Task goal => Give every line back verbatim, dropping all images.

[Figure scripts]

· · · ·

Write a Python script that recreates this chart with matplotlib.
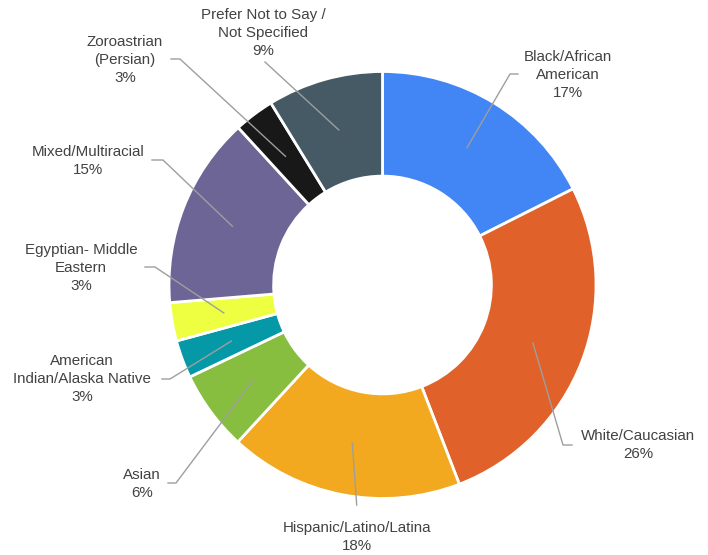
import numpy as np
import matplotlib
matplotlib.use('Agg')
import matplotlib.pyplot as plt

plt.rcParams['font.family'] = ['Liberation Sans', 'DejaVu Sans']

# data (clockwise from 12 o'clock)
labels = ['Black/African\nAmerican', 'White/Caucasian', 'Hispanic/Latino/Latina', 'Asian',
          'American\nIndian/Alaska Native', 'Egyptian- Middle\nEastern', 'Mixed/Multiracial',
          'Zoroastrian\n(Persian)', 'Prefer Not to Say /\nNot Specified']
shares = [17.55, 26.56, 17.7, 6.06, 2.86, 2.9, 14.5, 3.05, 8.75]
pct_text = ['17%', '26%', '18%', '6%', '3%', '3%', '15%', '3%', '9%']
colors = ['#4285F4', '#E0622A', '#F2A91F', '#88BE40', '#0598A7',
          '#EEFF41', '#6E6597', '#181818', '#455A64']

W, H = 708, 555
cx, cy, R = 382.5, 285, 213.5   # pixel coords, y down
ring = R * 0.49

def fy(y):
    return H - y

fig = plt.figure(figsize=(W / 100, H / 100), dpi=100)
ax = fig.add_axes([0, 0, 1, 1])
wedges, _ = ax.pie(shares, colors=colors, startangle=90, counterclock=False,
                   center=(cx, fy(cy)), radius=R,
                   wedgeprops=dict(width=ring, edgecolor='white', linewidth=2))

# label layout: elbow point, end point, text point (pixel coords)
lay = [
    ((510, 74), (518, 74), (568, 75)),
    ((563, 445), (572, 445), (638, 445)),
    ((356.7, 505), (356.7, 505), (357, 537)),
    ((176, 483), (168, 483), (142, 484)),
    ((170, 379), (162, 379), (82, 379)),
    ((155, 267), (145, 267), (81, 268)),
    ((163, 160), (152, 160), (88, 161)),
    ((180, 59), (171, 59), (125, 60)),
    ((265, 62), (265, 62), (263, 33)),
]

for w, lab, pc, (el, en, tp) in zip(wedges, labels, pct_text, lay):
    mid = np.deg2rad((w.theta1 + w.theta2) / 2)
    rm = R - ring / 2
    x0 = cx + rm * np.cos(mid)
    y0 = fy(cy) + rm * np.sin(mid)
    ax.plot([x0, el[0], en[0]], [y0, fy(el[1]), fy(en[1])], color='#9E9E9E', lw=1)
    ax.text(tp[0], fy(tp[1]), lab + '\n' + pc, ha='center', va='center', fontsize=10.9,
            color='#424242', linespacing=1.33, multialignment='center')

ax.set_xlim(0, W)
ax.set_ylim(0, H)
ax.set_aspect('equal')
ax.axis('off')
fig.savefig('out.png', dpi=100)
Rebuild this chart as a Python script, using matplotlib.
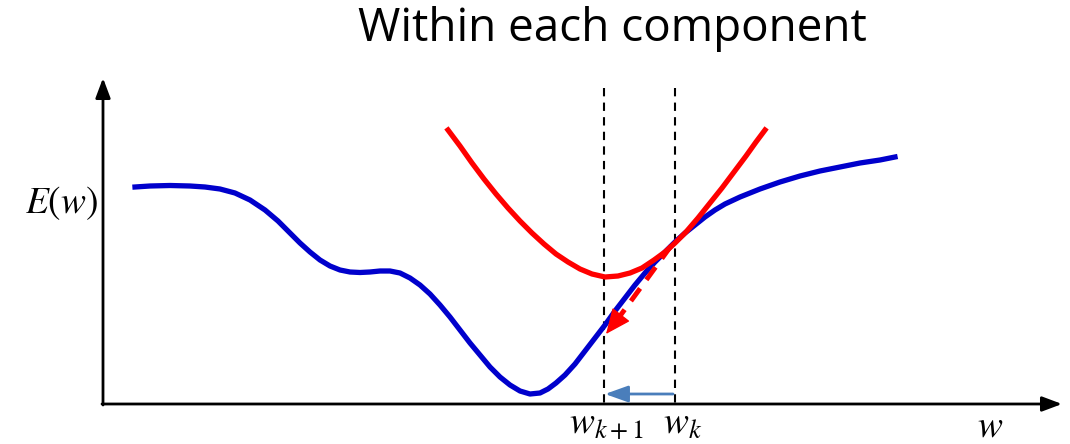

· · · ·

Response =>
Write a Python script that recreates this chart with matplotlib.
import numpy as np
import matplotlib
matplotlib.use('Agg')
import matplotlib.pyplot as plt

plt.rcParams['font.family'] = ['Liberation Sans', 'DejaVu Sans']

# data (clockwise from 12 o'clock)
labels = ['Black/African\nAmerican', 'White/Caucasian', 'Hispanic/Latino/Latina', 'Asian',
          'American\nIndian/Alaska Native', 'Egyptian- Middle\nEastern', 'Mixed/Multiracial',
          'Zoroastrian\n(Persian)', 'Prefer Not to Say /\nNot Specified']
shares = [17.55, 26.56, 17.7, 6.06, 2.86, 2.9, 14.5, 3.05, 8.75]
pct_text = ['17%', '26%', '18%', '6%', '3%', '3%', '15%', '3%', '9%']
colors = ['#4285F4', '#E0622A', '#F2A91F', '#88BE40', '#0598A7',
          '#EEFF41', '#6E6597', '#181818', '#455A64']

W, H = 708, 555
cx, cy, R = 382.5, 285, 213.5   # pixel coords, y down
ring = R * 0.49

def fy(y):
    return H - y

fig = plt.figure(figsize=(W / 100, H / 100), dpi=100)
ax = fig.add_axes([0, 0, 1, 1])
wedges, _ = ax.pie(shares, colors=colors, startangle=90, counterclock=False,
                   center=(cx, fy(cy)), radius=R,
                   wedgeprops=dict(width=ring, edgecolor='white', linewidth=2))

# label layout: elbow point, end point, text point (pixel coords)
lay = [
    ((510, 74), (518, 74), (568, 75)),
    ((563, 445), (572, 445), (638, 445)),
    ((356.7, 505), (356.7, 505), (357, 537)),
    ((176, 483), (168, 483), (142, 484)),
    ((170, 379), (162, 379), (82, 379)),
    ((155, 267), (145, 267), (81, 268)),
    ((163, 160), (152, 160), (88, 161)),
    ((180, 59), (171, 59), (125, 60)),
    ((265, 62), (265, 62), (263, 33)),
]

for w, lab, pc, (el, en, tp) in zip(wedges, labels, pct_text, lay):
    mid = np.deg2rad((w.theta1 + w.theta2) / 2)
    rm = R - ring / 2
    x0 = cx + rm * np.cos(mid)
    y0 = fy(cy) + rm * np.sin(mid)
    ax.plot([x0, el[0], en[0]], [y0, fy(el[1]), fy(en[1])], color='#9E9E9E', lw=1)
    ax.text(tp[0], fy(tp[1]), lab + '\n' + pc, ha='center', va='center', fontsize=10.9,
            color='#424242', linespacing=1.33, multialignment='center')

ax.set_xlim(0, W)
ax.set_ylim(0, H)
ax.set_aspect('equal')
ax.axis('off')
fig.savefig('out.png', dpi=100)
Rebuild this chart as a Python script, using matplotlib.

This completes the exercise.